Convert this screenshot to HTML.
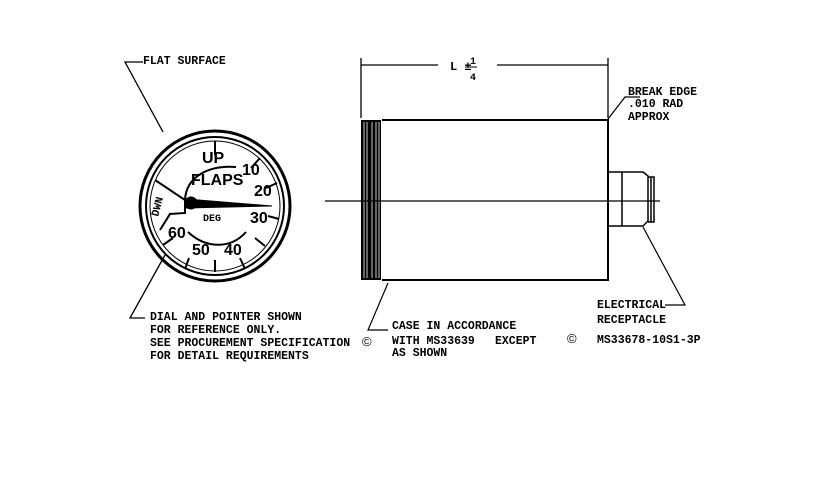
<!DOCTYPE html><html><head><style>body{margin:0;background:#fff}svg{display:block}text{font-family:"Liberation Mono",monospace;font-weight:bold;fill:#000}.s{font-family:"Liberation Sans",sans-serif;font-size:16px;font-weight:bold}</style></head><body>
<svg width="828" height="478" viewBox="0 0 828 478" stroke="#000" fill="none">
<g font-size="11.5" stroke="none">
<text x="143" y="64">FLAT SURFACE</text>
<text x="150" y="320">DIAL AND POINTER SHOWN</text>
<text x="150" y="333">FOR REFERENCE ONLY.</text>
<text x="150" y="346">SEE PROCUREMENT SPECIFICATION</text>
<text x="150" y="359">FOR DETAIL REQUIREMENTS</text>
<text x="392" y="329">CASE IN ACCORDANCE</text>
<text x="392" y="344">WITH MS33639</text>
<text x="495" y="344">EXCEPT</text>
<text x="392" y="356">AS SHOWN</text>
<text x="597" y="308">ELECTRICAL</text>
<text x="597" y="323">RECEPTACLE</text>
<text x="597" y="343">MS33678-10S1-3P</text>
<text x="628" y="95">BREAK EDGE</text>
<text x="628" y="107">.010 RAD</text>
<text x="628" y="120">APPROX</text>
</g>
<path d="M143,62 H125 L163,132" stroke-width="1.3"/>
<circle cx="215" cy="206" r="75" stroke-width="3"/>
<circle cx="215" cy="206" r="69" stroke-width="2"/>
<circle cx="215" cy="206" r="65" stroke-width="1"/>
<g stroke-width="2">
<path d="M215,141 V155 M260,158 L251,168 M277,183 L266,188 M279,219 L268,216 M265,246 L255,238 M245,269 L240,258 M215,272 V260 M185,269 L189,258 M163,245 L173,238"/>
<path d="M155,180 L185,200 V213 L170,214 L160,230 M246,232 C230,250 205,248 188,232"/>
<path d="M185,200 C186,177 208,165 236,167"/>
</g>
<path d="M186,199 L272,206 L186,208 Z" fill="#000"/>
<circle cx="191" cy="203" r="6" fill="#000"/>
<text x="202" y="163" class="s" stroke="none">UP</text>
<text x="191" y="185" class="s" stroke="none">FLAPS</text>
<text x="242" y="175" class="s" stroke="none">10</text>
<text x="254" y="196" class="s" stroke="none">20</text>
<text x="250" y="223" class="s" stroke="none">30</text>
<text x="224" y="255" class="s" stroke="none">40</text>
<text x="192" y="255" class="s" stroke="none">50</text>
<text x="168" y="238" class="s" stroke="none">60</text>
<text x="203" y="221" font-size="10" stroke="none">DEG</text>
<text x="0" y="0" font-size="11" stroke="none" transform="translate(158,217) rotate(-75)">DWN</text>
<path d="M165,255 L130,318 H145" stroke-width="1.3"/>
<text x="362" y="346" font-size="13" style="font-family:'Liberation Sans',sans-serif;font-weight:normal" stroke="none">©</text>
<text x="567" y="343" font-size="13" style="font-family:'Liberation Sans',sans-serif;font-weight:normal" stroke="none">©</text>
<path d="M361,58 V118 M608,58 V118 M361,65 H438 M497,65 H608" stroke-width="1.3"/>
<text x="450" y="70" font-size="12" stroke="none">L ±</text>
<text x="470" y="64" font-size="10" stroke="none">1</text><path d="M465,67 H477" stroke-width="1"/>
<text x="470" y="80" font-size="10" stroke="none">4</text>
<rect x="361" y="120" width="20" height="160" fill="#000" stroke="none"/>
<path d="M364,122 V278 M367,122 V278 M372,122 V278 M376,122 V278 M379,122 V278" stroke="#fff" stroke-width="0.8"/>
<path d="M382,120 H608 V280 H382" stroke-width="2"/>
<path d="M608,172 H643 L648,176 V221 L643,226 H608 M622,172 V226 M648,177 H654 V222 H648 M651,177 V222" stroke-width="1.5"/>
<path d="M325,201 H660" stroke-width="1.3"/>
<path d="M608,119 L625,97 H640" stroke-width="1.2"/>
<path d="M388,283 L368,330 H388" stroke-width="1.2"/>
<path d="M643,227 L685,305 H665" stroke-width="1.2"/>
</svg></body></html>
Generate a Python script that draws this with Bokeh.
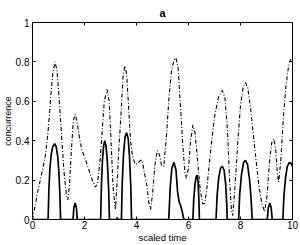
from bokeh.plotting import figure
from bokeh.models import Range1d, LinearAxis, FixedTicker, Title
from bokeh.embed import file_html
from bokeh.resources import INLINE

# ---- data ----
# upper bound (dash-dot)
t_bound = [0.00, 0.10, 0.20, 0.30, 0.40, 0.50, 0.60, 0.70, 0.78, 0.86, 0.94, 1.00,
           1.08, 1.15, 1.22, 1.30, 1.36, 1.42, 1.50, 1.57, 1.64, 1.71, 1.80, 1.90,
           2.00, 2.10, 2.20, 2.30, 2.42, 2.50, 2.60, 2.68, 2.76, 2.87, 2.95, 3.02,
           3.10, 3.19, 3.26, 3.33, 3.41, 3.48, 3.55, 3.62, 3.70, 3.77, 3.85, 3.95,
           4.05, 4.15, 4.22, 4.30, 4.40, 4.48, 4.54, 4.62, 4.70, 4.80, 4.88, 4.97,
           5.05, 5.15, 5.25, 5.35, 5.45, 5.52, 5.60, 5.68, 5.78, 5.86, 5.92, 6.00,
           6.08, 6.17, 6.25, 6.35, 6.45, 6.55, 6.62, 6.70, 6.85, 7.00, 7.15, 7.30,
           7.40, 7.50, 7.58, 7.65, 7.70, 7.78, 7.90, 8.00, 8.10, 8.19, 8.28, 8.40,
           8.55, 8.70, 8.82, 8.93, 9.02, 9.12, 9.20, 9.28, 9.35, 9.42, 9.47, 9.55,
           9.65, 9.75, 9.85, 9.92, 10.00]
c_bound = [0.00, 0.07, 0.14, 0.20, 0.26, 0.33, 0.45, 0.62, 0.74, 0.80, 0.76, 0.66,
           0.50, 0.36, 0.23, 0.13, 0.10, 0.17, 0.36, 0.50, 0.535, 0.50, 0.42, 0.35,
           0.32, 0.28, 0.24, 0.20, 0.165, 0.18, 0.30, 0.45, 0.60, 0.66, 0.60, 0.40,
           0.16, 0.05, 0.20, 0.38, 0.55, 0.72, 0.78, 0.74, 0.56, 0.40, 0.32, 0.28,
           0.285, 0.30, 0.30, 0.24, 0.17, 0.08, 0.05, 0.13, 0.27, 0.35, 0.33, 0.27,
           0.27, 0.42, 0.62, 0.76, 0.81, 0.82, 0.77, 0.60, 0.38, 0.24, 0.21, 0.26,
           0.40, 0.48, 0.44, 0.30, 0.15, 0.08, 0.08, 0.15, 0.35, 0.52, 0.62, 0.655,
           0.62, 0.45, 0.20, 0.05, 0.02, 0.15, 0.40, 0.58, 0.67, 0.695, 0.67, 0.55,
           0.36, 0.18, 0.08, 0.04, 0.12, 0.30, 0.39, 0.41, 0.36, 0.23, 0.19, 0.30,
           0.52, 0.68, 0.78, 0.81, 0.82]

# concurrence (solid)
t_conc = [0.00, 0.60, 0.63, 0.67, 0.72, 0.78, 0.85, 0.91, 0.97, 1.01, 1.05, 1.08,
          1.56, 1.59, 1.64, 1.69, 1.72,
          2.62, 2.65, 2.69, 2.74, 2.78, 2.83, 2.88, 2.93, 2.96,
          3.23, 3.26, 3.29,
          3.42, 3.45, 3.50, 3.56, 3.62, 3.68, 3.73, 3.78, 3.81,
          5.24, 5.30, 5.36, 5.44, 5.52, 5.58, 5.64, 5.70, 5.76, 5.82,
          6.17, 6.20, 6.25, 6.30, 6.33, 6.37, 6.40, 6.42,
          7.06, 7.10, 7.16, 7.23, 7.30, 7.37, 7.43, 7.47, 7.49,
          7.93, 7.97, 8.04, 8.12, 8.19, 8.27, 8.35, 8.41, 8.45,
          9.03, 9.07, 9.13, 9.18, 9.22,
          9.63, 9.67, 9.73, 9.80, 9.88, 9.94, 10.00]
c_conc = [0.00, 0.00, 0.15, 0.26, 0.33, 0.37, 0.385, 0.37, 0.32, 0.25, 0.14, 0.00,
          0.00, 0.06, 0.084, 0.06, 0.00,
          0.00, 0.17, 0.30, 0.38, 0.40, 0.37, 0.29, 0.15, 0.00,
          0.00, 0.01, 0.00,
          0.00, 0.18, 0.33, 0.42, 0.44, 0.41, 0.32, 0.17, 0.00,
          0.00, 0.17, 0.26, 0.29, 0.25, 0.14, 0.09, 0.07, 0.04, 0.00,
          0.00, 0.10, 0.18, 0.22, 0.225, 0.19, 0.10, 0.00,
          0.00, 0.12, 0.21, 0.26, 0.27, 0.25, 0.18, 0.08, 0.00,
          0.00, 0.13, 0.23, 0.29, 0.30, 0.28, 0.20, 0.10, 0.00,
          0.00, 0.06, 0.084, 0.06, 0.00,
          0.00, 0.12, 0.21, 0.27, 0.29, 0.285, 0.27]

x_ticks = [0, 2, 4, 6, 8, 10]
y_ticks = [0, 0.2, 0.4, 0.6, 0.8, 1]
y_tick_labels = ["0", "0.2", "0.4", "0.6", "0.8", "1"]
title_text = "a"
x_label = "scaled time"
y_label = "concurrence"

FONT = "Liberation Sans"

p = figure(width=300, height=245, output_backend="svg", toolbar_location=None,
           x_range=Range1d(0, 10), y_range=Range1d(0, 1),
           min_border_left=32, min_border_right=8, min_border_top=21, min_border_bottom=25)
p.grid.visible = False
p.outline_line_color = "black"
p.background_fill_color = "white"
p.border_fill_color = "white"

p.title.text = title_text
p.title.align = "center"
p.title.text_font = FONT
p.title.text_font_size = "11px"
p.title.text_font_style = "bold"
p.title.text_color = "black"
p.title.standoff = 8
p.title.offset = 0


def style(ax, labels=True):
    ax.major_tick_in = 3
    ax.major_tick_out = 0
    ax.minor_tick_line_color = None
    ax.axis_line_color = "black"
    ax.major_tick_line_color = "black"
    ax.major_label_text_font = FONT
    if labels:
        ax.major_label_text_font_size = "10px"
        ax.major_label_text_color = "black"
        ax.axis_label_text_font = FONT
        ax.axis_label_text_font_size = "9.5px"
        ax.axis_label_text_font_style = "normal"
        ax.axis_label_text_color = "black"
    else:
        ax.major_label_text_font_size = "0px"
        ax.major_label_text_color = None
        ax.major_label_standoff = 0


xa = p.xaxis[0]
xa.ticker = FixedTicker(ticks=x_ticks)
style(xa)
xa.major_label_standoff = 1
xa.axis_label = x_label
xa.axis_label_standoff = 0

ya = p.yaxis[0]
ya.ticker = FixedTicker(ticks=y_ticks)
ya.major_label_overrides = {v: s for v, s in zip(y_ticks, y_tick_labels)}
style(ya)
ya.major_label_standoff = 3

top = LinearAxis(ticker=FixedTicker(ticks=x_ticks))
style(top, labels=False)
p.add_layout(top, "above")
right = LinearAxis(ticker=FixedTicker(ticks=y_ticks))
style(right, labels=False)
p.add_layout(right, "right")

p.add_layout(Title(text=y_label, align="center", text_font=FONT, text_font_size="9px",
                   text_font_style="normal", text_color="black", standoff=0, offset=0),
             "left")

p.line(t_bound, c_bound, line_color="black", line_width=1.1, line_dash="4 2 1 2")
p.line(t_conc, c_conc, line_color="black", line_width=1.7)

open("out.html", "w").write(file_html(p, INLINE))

....................

◆ Required task ◆
Repeat only the lines from the one with "Generate a Python" down to the one with "from bokeh.resources import INLINE", word for word and both included, and leave the pictures out.

◆ Answer ◆
Generate a Python script that draws this with Bokeh.
from bokeh.plotting import figure
from bokeh.models import Range1d, LinearAxis, FixedTicker, Title
from bokeh.embed import file_html
from bokeh.resources import INLINE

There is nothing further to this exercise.